Being cut of rough cloth, I thought this notion absurd and an insult to songwriters who have avoided bridges like they would avoid cheap whiskey (which describes mainly me, though bridgeless folk like Tom Waits come to mind too).
A bridge is just another tool, and by itself does not make a song better or worse. But it is a tool to change the audiences expectations and add variety. Like a drummer who knows when to drop a beat in order to get the audience to anticipate a changing verse, a bridge establishes a change in the song, and breaks up musical monotony.
But necessary? No more necessary that tits on a nun.
Take one extreme example, James McMurty’s Choctaw Bingo. Search all you like, you will never find a bridge in the entire song which rivals a Wagner opera in length. McMurty uses other devises to keep energy and audience attention, including interludes between stanzas that foreshadow lyrical reentry, and lyrics that rivet attention.

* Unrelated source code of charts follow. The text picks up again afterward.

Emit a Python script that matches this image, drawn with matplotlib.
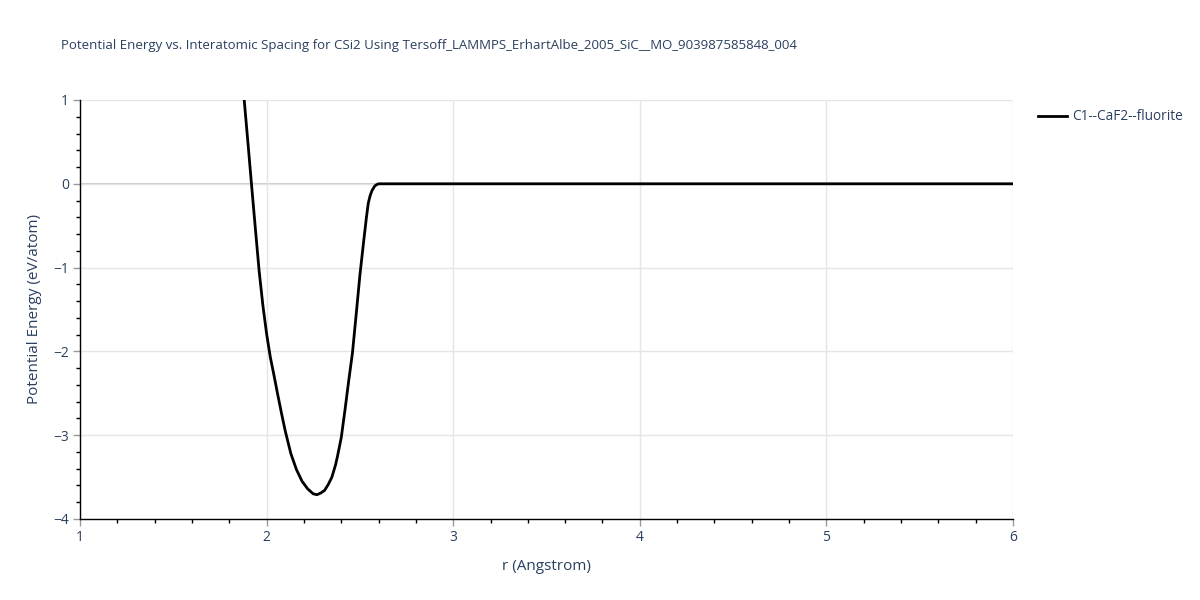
import matplotlib
matplotlib.use("Agg")
import matplotlib.pyplot as plt
from matplotlib.ticker import MultipleLocator, FuncFormatter

title = "Potential Energy vs. Interatomic Spacing for CSi2 Using Tersoff_LAMMPS_ErhartAlbe_2005_SiC__MO_903987585848_004"
series_name = "C1--CaF2--fluorite"
x_label = "r (Angstrom)"
y_label = "Potential Energy (eV/atom)"

r = [1.88, 1.90, 1.92, 1.94, 1.96, 1.98, 2.00, 2.02, 2.04, 2.06, 2.08, 2.10,
     2.13, 2.16, 2.19, 2.22, 2.25, 2.27, 2.29, 2.31, 2.33, 2.35, 2.37, 2.38,
     2.40, 2.42, 2.44, 2.46, 2.48, 2.50, 2.52, 2.535, 2.545, 2.555, 2.565,
     2.58, 2.59, 2.60, 3.0, 3.5, 4.0, 4.5, 5.0, 5.5, 6.0]
energy = [1.0, 0.49, -0.03, -0.54, -1.04, -1.45, -1.79, -2.07, -2.29, -2.52, -2.74, -2.95,
          -3.22, -3.41, -3.55, -3.64, -3.70, -3.71, -3.69, -3.66, -3.59, -3.50, -3.35, -3.25,
          -3.03, -2.70, -2.35, -2.02, -1.56, -1.09, -0.69, -0.40, -0.23, -0.14, -0.08,
          -0.025, -0.01, 0.0, 0.0, 0.0, 0.0, 0.0, 0.0, 0.0, 0.0]

text_color = "#2a3f5f"
plt.rcParams['font.family'] = ['Open Sans', 'DejaVu Sans']

fig = plt.figure(figsize=(12, 6), dpi=100)
ax = fig.add_axes([80/1200, 1-519/600, (1013-80)/1200, (519-100)/600])

ax.plot(r, energy, color="black", lw=2, label=series_name, zorder=3)
ax.set_xlim(1, 6)
ax.set_ylim(-4, 1)

ax.xaxis.set_major_locator(MultipleLocator(1))
ax.xaxis.set_minor_locator(MultipleLocator(0.2))
ax.yaxis.set_major_locator(MultipleLocator(1))
ax.yaxis.set_minor_locator(MultipleLocator(0.2))
fmt = FuncFormatter(lambda v, p: f"{int(round(v))}".replace("-", "\u2212"))
ax.xaxis.set_major_formatter(fmt)
ax.yaxis.set_major_formatter(fmt)

ax.grid(True, which="major", color="#e5e5e5", lw=1, zorder=0)
ax.axhline(0, color="#cccccc", lw=1.5, zorder=1)
for s in ["top", "right"]:
    ax.spines[s].set_visible(False)
for s in ["left", "bottom"]:
    ax.spines[s].set_color("black")
    ax.spines[s].set_linewidth(1)

ax.tick_params(which="major", direction="out", length=5, width=1, color="#999999",
               labelsize=10, labelcolor=text_color, pad=3)
ax.tick_params(which="minor", direction="out", length=3, width=1, color="black")

ax.set_xlabel(x_label, fontsize=11, color=text_color, labelpad=10)
ax.set_ylabel(y_label, fontsize=11, color=text_color, labelpad=8)

fig.text(61/1200, 1-46/600, title, fontsize=9.5, color=text_color, va="center", ha="left")

leg = ax.legend(loc="upper left", bbox_to_anchor=((1033-80)/933, 1.0 - 4/419),
                frameon=False, fontsize=9.8, handlelength=2.1, handletextpad=0.35,
                labelcolor=text_color, borderaxespad=0)

fig.savefig("out.png", dpi=100)
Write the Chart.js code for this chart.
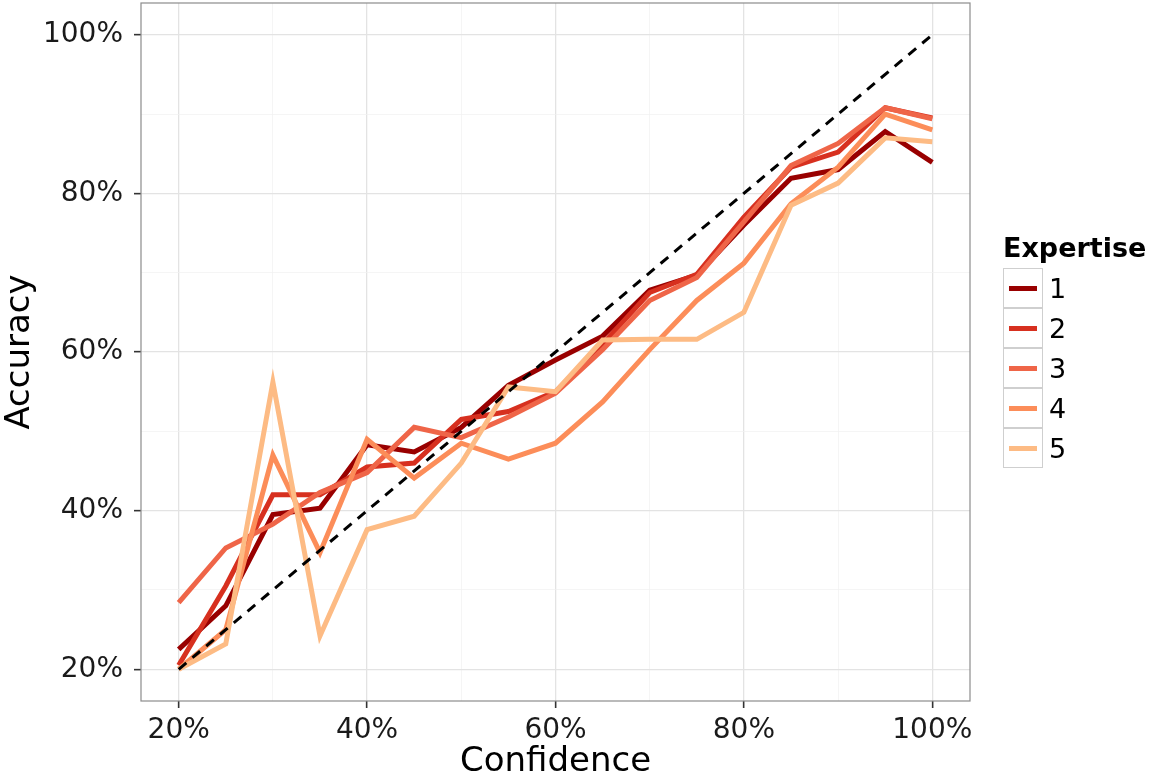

Bridges have their use, and should not be discounted. But almost every pop-tune has a bridge and nobody remembers pop-tunes a year after they hit the top ten (well, aside from the Beatles … but that’s a whole different side of beef on which to chew). Writing a good song requires writing the words and music that convey the emotion you want people to feel, and even the longest bridge won’t cross a chasm between your concealed emotion and a bored audience.